Listing
— Start —

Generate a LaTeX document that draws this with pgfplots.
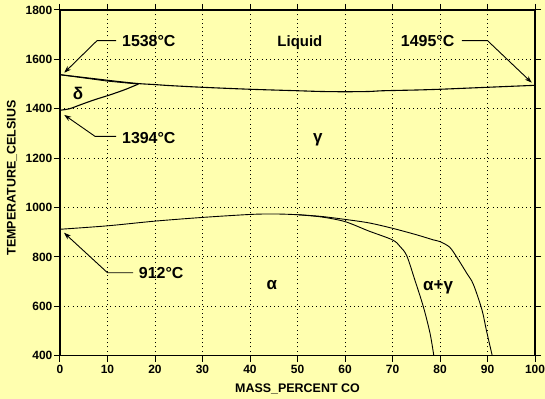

— End —
— Start —

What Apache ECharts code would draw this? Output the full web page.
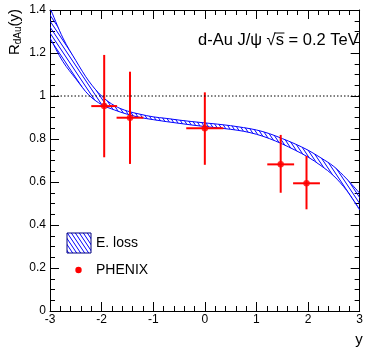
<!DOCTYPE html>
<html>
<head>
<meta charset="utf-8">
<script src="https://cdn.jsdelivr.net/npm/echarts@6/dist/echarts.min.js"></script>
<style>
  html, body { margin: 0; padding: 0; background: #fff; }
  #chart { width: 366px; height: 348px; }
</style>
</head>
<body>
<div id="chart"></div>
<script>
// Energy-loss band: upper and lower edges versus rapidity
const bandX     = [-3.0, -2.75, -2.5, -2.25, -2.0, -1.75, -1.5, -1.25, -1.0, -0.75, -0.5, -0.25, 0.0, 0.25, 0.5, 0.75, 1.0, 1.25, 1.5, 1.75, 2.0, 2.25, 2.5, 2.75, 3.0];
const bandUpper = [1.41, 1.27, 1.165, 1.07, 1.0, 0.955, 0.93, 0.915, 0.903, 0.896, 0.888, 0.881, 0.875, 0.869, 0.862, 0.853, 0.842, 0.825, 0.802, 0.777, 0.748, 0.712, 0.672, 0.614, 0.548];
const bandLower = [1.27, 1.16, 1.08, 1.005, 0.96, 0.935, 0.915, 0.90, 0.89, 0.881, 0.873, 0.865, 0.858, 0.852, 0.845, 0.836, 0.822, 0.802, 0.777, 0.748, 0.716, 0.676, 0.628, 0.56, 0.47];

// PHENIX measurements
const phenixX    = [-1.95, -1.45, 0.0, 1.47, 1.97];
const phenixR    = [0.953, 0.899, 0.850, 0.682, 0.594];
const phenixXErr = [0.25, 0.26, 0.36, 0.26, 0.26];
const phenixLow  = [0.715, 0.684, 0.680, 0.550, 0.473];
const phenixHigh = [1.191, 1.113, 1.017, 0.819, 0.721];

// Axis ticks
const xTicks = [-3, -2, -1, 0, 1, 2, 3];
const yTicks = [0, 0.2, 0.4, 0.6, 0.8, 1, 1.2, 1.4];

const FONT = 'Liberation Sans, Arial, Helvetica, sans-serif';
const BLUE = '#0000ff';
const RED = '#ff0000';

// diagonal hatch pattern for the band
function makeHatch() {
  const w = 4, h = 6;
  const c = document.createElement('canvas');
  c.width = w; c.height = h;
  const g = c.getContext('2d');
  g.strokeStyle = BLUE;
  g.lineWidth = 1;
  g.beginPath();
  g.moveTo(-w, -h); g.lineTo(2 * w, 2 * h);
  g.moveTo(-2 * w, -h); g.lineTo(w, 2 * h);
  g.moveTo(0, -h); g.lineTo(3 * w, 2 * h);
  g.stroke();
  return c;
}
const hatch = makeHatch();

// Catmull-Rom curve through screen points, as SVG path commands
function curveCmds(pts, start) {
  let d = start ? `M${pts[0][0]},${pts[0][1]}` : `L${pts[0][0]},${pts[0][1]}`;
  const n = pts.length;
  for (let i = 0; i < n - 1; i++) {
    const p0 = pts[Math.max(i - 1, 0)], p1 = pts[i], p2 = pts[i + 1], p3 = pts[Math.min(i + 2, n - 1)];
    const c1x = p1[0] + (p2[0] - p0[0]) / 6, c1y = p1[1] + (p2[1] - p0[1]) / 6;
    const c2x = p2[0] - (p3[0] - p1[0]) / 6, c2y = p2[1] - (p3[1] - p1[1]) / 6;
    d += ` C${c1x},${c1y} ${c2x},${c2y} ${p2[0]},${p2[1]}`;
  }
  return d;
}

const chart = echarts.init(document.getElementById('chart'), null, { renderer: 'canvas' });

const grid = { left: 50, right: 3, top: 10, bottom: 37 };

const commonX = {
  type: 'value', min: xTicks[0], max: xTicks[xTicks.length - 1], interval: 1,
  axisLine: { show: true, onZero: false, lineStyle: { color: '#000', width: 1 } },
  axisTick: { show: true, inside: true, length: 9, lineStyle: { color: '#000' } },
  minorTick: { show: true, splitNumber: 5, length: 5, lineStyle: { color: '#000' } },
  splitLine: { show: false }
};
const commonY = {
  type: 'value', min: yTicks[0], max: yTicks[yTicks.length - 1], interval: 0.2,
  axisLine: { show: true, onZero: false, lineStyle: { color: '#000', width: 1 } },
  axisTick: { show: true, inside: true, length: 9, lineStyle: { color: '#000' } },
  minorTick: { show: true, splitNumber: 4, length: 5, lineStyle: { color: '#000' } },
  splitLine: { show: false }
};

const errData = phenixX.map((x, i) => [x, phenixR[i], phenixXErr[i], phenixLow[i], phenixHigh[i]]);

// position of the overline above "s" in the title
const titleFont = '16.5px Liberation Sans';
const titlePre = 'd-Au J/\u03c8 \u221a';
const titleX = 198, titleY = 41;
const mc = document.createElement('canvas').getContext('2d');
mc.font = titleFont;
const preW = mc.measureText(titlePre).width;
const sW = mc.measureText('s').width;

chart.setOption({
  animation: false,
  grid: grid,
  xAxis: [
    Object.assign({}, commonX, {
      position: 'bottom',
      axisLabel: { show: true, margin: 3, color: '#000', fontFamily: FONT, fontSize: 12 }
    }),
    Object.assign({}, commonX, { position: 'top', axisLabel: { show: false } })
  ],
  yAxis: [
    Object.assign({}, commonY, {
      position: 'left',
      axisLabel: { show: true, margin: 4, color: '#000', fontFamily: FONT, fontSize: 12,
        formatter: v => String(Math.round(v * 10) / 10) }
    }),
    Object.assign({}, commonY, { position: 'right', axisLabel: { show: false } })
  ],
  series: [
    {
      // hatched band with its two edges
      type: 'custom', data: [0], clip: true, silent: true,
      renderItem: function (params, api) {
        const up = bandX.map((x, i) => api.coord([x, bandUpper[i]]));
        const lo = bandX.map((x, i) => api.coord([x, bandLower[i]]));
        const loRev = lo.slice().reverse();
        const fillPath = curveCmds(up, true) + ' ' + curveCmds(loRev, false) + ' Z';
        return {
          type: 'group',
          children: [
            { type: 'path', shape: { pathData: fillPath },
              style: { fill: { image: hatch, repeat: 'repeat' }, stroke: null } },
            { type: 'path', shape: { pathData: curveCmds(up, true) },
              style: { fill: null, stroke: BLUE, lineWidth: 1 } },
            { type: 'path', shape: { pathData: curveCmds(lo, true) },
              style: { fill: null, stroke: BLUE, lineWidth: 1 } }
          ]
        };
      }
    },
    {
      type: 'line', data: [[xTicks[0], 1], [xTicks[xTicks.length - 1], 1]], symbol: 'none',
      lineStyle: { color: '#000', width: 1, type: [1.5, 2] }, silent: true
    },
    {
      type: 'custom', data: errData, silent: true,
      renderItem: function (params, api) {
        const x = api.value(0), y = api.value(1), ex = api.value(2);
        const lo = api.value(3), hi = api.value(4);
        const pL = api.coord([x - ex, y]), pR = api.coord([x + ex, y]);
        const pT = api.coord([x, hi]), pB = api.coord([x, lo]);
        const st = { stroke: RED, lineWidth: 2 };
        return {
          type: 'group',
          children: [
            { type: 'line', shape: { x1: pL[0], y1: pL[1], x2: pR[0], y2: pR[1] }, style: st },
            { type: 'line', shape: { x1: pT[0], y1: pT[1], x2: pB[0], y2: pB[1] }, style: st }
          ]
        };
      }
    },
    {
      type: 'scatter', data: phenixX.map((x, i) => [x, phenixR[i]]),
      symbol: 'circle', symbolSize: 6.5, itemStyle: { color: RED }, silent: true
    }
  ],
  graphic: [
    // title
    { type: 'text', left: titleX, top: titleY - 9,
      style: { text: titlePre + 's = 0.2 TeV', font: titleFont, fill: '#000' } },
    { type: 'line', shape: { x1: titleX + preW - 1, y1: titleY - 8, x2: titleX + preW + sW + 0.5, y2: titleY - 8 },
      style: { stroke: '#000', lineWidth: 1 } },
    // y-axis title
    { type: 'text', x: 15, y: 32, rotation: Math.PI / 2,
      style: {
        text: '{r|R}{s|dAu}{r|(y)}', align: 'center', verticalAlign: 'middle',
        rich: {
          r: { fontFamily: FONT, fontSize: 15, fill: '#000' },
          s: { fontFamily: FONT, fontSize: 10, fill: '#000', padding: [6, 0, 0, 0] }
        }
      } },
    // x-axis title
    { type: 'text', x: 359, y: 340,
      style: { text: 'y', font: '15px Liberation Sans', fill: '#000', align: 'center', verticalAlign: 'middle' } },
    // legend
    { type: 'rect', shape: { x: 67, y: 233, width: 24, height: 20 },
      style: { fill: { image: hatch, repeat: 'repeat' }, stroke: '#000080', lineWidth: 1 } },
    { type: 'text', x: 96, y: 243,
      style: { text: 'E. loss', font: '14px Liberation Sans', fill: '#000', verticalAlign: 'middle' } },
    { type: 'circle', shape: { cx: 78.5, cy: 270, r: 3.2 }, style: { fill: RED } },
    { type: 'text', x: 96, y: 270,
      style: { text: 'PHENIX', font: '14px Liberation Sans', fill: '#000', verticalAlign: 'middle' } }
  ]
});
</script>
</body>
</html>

— End —

What is required
Pictures should be left out. Retype only the run of lines from the line containing "What Apache ECharts" to the line containing "const hatch = makeHatch();", inclusive.

Answer to this problem
What Apache ECharts code would draw this? Output the full web page.
<!DOCTYPE html>
<html>
<head>
<meta charset="utf-8">
<script src="https://cdn.jsdelivr.net/npm/echarts@6/dist/echarts.min.js"></script>
<style>
  html, body { margin: 0; padding: 0; background: #fff; }
  #chart { width: 366px; height: 348px; }
</style>
</head>
<body>
<div id="chart"></div>
<script>
// Energy-loss band: upper and lower edges versus rapidity
const bandX     = [-3.0, -2.75, -2.5, -2.25, -2.0, -1.75, -1.5, -1.25, -1.0, -0.75, -0.5, -0.25, 0.0, 0.25, 0.5, 0.75, 1.0, 1.25, 1.5, 1.75, 2.0, 2.25, 2.5, 2.75, 3.0];
const bandUpper = [1.41, 1.27, 1.165, 1.07, 1.0, 0.955, 0.93, 0.915, 0.903, 0.896, 0.888, 0.881, 0.875, 0.869, 0.862, 0.853, 0.842, 0.825, 0.802, 0.777, 0.748, 0.712, 0.672, 0.614, 0.548];
const bandLower = [1.27, 1.16, 1.08, 1.005, 0.96, 0.935, 0.915, 0.90, 0.89, 0.881, 0.873, 0.865, 0.858, 0.852, 0.845, 0.836, 0.822, 0.802, 0.777, 0.748, 0.716, 0.676, 0.628, 0.56, 0.47];

// PHENIX measurements
const phenixX    = [-1.95, -1.45, 0.0, 1.47, 1.97];
const phenixR    = [0.953, 0.899, 0.850, 0.682, 0.594];
const phenixXErr = [0.25, 0.26, 0.36, 0.26, 0.26];
const phenixLow  = [0.715, 0.684, 0.680, 0.550, 0.473];
const phenixHigh = [1.191, 1.113, 1.017, 0.819, 0.721];

// Axis ticks
const xTicks = [-3, -2, -1, 0, 1, 2, 3];
const yTicks = [0, 0.2, 0.4, 0.6, 0.8, 1, 1.2, 1.4];

const FONT = 'Liberation Sans, Arial, Helvetica, sans-serif';
const BLUE = '#0000ff';
const RED = '#ff0000';

// diagonal hatch pattern for the band
function makeHatch() {
  const w = 4, h = 6;
  const c = document.createElement('canvas');
  c.width = w; c.height = h;
  const g = c.getContext('2d');
  g.strokeStyle = BLUE;
  g.lineWidth = 1;
  g.beginPath();
  g.moveTo(-w, -h); g.lineTo(2 * w, 2 * h);
  g.moveTo(-2 * w, -h); g.lineTo(w, 2 * h);
  g.moveTo(0, -h); g.lineTo(3 * w, 2 * h);
  g.stroke();
  return c;
}
const hatch = makeHatch();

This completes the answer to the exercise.